India to give its verdict on Modi's 2nd term on May 23

Wednesday 13th March 2019 02:55 EDT
 
 

The 2019 poll battle has officially begun. The Election Commission has announced a seven-phase poll schedule for Lok Sabha election from April 11 to May 19, culminating in the results on May 23. PM Narendra Modi has already spun multiple rounds of intense campaigning, as he travels across the country inaugurating and laying foundation stones of multiple institutions. As Modi seeks a second term and pitches for a majority mandate, the political conversation is swirling around the PM's claim to have provided decisive leadership even as the Opposition point their fingers at him for encouraging a culture of majoritarianism and failure in creating employment.

The PM has now hit back and said he is opposed by a disparate grouping of parties driven by the sole agenda of replacing him. He has responded to Congress leader Rahul Gandhi's “corrupt chowkidar” jibes, asserting he has in fact, been an alert chowkidar who replaced a culture of nepotism and corruption with purposeful governance and took bold decisions to curb black money and counter terrorism. The polls are a tough test for Rahul, who has taken charge of Congress from his mother Sonia, and has gone all out to attack Modi, accusing him of graft in the Rafale deal and a divisive social agenda. He has, with some success, offered a strong dose of populism, promising loan waivers to woo voters as he seeks to revive Congress from the 44-seat low it hit in 2014.

51,709 booths in Gujarat

Voting for all the 26 Lok Sabha seats in Gujarat will take place on April 23 during the third phase of polling. After announcement of the election schedule, Gujarat Chief Electoral Officer S Murali Krishna said that the model code of conduct has come into force throughout the state. Candidates will be able to file their nominations from March 28 to April 4 between 11 am and 3 pm. Two seats reserved for candidates from Scheduled Castes are Kutch and Ahmedabad West, while those reserved for candidates from Scheduled Tribes are Dahod, Chhota Udepur, Bardoli and Valsad. The remaining 20 seats are open to candidates from the general category.

Polling is set to take place at 51,709 polling stations in Gujarat, of which one third are in urban areas and two thirds are in rural areas. With a view to ensuring that people do not have to wait in long queues to cast their vote, there are just eight polling stations having more than 1,500 registered voters. In all, 3,895 polling stations have less than 500 registered voters, 31,056 polling stations have between 500 and 100 registered voters and 16,750 polling stations have between 1,000 and 1,500 registered voters.

Modi Sarkar 2.0?

In the meantime, speculation has intensified on whether BJP can repeat its feat of winning a majority on its own and what will be the implications for its leadership if it falls short. Odds of a Modi majority, a BJP-led coalition, a federal front government or a Congress-led coalition have all engaged political and business circles.

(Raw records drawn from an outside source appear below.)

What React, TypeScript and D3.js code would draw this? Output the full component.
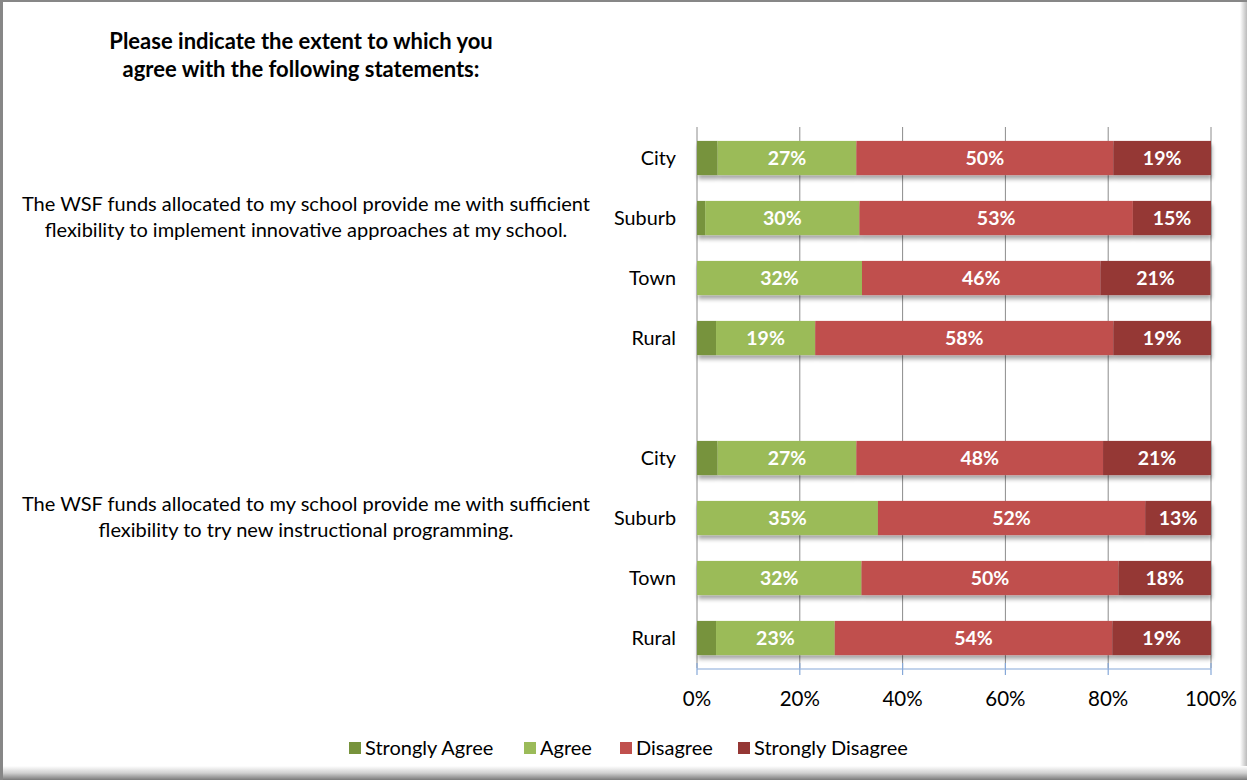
import React from "react";
import * as d3 from "d3";

const W = 1247;
const H = 780;

const titleLines = ["Please indicate the extent to which you", "agree with the following statements:"];
const statements = [
  ["The WSF funds allocated to my school provide me with sufficient", "flexibility to implement innovative approaches at my school."],
  ["The WSF funds allocated to my school provide me with sufficient", "flexibility to try new instructional programming."],
];
const locales = ["City", "Suburb", "Town", "Rural"];
const seriesNames = ["Strongly Agree", "Agree", "Disagree", "Strongly Disagree"];
const seriesColors = ["#77933C", "#9BBB59", "#C0504D", "#953735"];

// statement 1
const stronglyAgree1 = [4, 1.6, 0, 3.7];
const agree1 = [27, 30, 32.1, 19.3];
const disagree1 = [50, 53.2, 46.4, 58];
const stronglyDisagree1 = [19, 15.2, 21.4, 19];
// statement 2
const stronglyAgree2 = [4, 0, 0, 3.7];
const agree2 = [27, 35.2, 32, 23.1];
const disagree2 = [48, 52, 50, 54];
const stronglyDisagree2 = [21, 12.8, 18, 19.2];

const xTicks = [0, 20, 40, 60, 80, 100];

type Row = { key: string; label: string; values: number[] };

const rows: Row[] = [
  ...locales.map((l, i) => ({
    key: "s1-" + l,
    label: l,
    values: [stronglyAgree1[i], agree1[i], disagree1[i], stronglyDisagree1[i]],
  })),
  { key: "gap", label: "", values: [] },
  ...locales.map((l, i) => ({
    key: "s2-" + l,
    label: l,
    values: [stronglyAgree2[i], agree2[i], disagree2[i], stronglyDisagree2[i]],
  })),
];

const FONT = "Lato, 'Open Sans', sans-serif";

export default function App() {
  const x = d3.scaleLinear().domain([0, 100]).range([697, 1211]);
  const y = d3
    .scaleBand<string>()
    .domain(rows.map((r) => r.key))
    .range([128, 668])
    .paddingInner(0.43)
    .paddingOuter(0.215);
  const bh = y.bandwidth();

  const stackRows = rows.map((r) => {
    let acc = 0;
    const segs = r.values.map((v, i) => {
      const s = { x0: acc, x1: acc + v, v, i };
      acc += v;
      return s;
    });
    return { ...r, segs };
  });

  // statements sit beside the second row of each group
  const stmtAnchors = ["s1-Suburb", "s2-Suburb"].map((k) => (y(k) as number) + bh / 2);

  const legendX = [349, 524, 620, 738];

  return (
    <div style={{ position: "fixed", left: 0, top: 0 }}>
      <svg width={W} height={H} style={{ display: "block" }}>
        <defs>
          <filter id="shadow" x="-5%" y="-20%" width="110%" height="160%">
            <feGaussianBlur in="SourceAlpha" stdDeviation="2" />
            <feOffset dx="1" dy="4" result="b" />
            <feComponentTransfer>
              <feFuncA type="linear" slope="0.35" />
            </feComponentTransfer>
            <feMerge>
              <feMergeNode />
              <feMergeNode in="SourceGraphic" />
            </feMerge>
          </filter>
          <linearGradient id="bottomShade" x1="0" y1="0" x2="0" y2="1">
            <stop offset="0" stopColor="#ffffff" />
            <stop offset="0.5" stopColor="#d0d0d0" />
            <stop offset="1" stopColor="#7a7a7a" />
          </linearGradient>
          <linearGradient id="rightShade" x1="0" y1="0" x2="1" y2="0">
            <stop offset="0" stopColor="#ffffff" />
            <stop offset="1" stopColor="#bbbbbb" />
          </linearGradient>
        </defs>
        <rect x={0} y={0} width={W} height={H} fill="#ffffff" />
        {/* frame */}
        <rect x={1240} y={0} width={7} height={H} fill="url(#rightShade)" />
        <rect x={0} y={766} width={W} height={14} fill="url(#bottomShade)" />
        <rect x={0} y={0} width={W} height={2} fill="#878787" />
        <rect x={0} y={0} width={3} height={H} fill="#878787" />

        {/* title */}
        {titleLines.map((t, i) => (
          <text
            key={i}
            x={301}
            y={49 + i * 28}
            textAnchor="middle"
            fontFamily={FONT}
            fontWeight="bold"
            fontSize={22}
            fill="#000"
          >
            {t}
          </text>
        ))}

        {/* gridlines */}
        {xTicks.map((t) => (
          <line key={t} x1={x(t)} x2={x(t)} y1={127} y2={668} stroke="#8c8c8c" strokeWidth={1} />
        ))}

        {/* bars */}
        {stackRows.map((r) =>
          r.segs.length ? (
            <g key={r.key} filter="url(#shadow)">
              {r.segs.map((s) =>
                s.v > 0 ? (
                  <rect
                    key={s.i}
                    x={x(s.x0)}
                    y={y(r.key)}
                    width={x(s.x1) - x(s.x0)}
                    height={bh}
                    fill={seriesColors[s.i]}
                  />
                ) : null
              )}
            </g>
          ) : null
        )}
        {stackRows.map((r) =>
          r.segs
            .filter((s) => s.i > 0 && s.v > 0)
            .map((s) => (
              <text
                key={r.key + s.i}
                x={(x(s.x0) + x(s.x1)) / 2}
                y={(y(r.key) as number) + bh / 2 + 7}
                textAnchor="middle"
                fontFamily={FONT}
                fontWeight="bold"
                fontSize={19.5}
                fill="#ffffff"
              >
                {d3.format(".0f")(s.v) + "%"}
              </text>
            ))
        )}

        {/* axis */}
        <line x1={x(0)} x2={x(100)} y1={669} y2={669} stroke="#86a8d8" strokeWidth={1.2} />
        {xTicks.map((t) => (
          <line key={t} x1={x(t)} x2={x(t)} y1={663} y2={675} stroke="#86a8d8" strokeWidth={1.2} />
        ))}
        {xTicks.map((t) => (
          <text
            key={t}
            x={x(t)}
            y={706}
            textAnchor="middle"
            fontFamily={FONT}
            fontSize={20.5}
            fill="#000"
          >
            {t + "%"}
          </text>
        ))}

        {/* category labels */}
        {rows
          .filter((r) => r.label)
          .map((r) => (
            <text
              key={r.key}
              x={676}
              y={(y(r.key) as number) + bh / 2 + 7}
              textAnchor="end"
              fontFamily={FONT}
              fontSize={19.8}
              fill="#000"
            >
              {r.label}
            </text>
          ))}

        {/* statements */}
        {statements.map((lines, si) =>
          lines.map((t, li) => (
            <text
              key={si + "-" + li}
              x={306}
              y={stmtAnchors[si] - 7 + li * 26}
              textAnchor="middle"
              fontFamily={FONT}
              fontSize={20}
              fill="#000"
            >
              {t}
            </text>
          ))
        )}

        {/* legend */}
        {seriesNames.map((n, i) => (
          <g key={n}>
            <rect x={legendX[i]} y={742} width={12} height={12} fill={seriesColors[i]} />
            <text x={legendX[i] + 16} y={755} fontFamily={FONT} fontSize={20} fill="#000">
              {n}
            </text>
          </g>
        ))}
      </svg>
    </div>
  );
}
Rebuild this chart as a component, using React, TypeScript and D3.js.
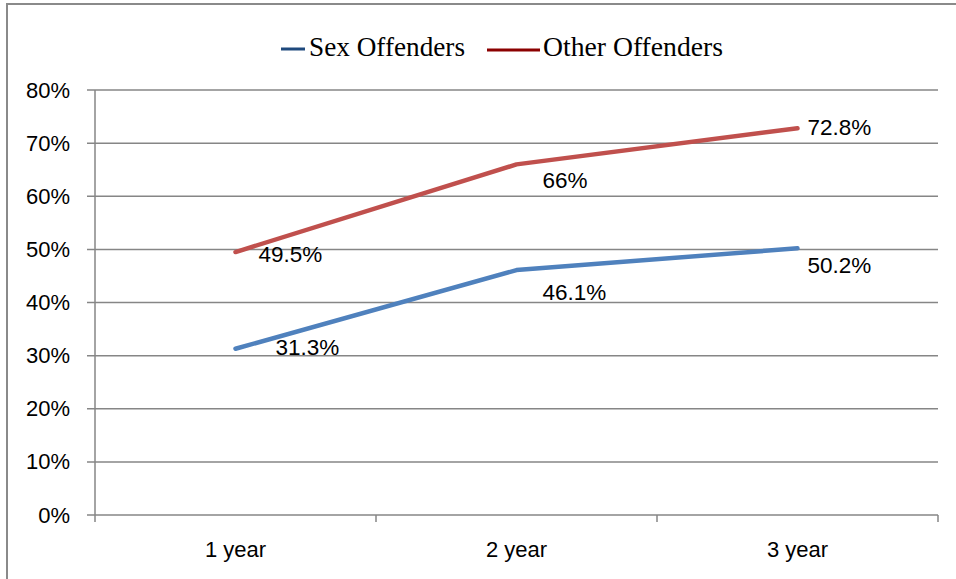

While Modi and BJP have been front runners, the recent air strikes may have changed dynamics. While the election seems to be framed by “ordinary” issues like employment, farm incomes, cow vigilantism, intolerance, economic growth, and welfarism seemed to be framing the elections, the military action has dwarfed other discussions for the time being.

Modi's political rivals - regional, OBC and Dalit leaders such as Mamata Banerjee, Akhilesh Yadav and Mayawati - rely on caste alliances and secular/communal politics to attack BJP as an upper caste party that subsumes lower caste aspirations in the name of Hindu assimilation. Congress, looking to retrieve its centre space, has attacked the efficacy of every major policy from demonetisation, GST, surgical strikes to air raids on Pakistan’s Balakot. While the challenge for BJP is to ensure the public response to the air strikes sustains while hoping its pro-poor schemes along with low food inflation create a new vote bank, Congress and opposition parties will bank on incumbency and a consolidation of anti-BJP votes, particularly the minorities.

The big challenge for Modi is the SP-BSP combination in UP, which threatened BJP’s sweep of the state in 2014. BJP has sought to counter this through Modi’s stature (and his OBC background) and an ambitious outreach to non-Jatav Dalits and non-Yadav OBCs. Other powerful spoilers are regional leaders holding their own in big states like West Bengal, Odisha, Andhra Pradesh and Telangana.

A major part of the poll action will be fought in states where BJP and Congress face off. Last time round, BJP did well in Delhi, Himachal Pradesh, Uttarakhand, Gujarat, Maharashtra, MP, Chhattisgarh, Jharkhand, Rajasthan, Karnataka, Goa, Assam and Haryana, which add up to 216 seats. With BJP having already reached saturation point in these territories and in UP, Congress naturally hopes to do better, with the results of assembly elections in November whetting its ambition.